Monday, May 24, 2010

Two Thumbs How?

This morning, Juliane gave a copy of “Fugue” to Susan King at the Los Angeles Times. She’s writing a piece on Dances With Films, and our publicist made sure she was aware of our movie and was going to watch it. In fact, she took the DVD out of Juliane’s hand in person. Even though newspaper budgets are low, it says something about our publicist that she gave the delivery personal attention.

Since we were in the middle of the mix and operating on less than five hours of sleep, we didn’t appreciate the enormity of what had just transpired. Our little backyard movie is going to be watched, and hopefully reviewed, by the largest newspaper in Los Angeles. Whether we get a good or bad review, the exposure will increase the visibility of our project exponentially.

What’s ironic is, I used to be a film reviewer.
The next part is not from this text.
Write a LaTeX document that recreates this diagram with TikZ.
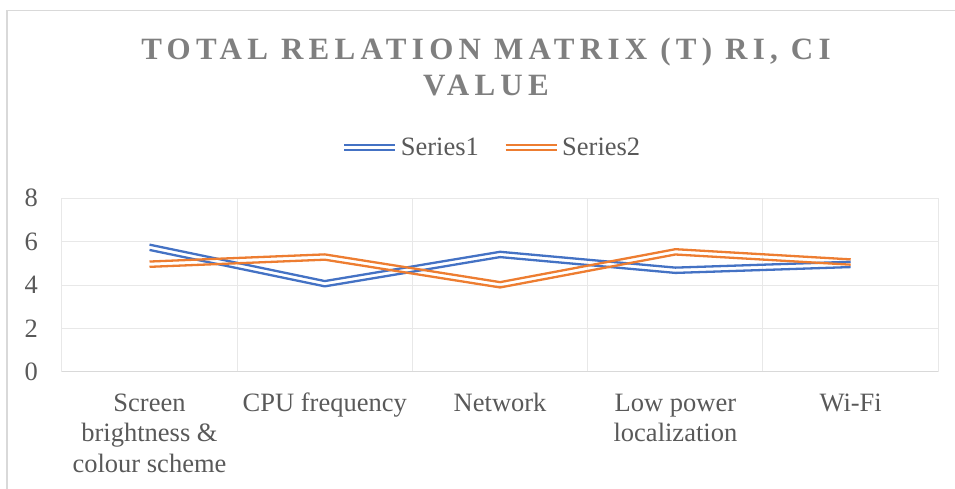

I’ve dismissed and lauded plenty of movies without a second thought as to who actually made them. In fact, I noticed that it was actually easier to write bad reviews – there’s just more synonyms in the English language for “crappy.”

This brings up an interesting thing about making movies. We’ve been working on “Fugue” since December of 2008. Up to this point, it’s been ours to do with as we wish. We’re still making decisions every day that slightly change the film (hopefully for the better). But once we put it out there, it’s no longer our movie. It will take on a life of its own. People will be free to think whatever they want about it. And in this, the Age of Interwebs, they will also be free to post those thoughts online for all to see.

All of which puts us on pins and needles a little bit. Our baby is officially out of our hands. Ms. King could give us a great review, a lousy one, or she could choose to not to mention us at all. It’s a bit of a crap shoot, really – we’ve all been in bad moods when we’ve watched films, and no doubt it colors our perception of them.

So I have a favor to ask the regular readers of this blog. If you like us, if you support us, send some happy vibes Susan King’s way. If she has a nice day, it may make a huge difference to the future of “Fugue.”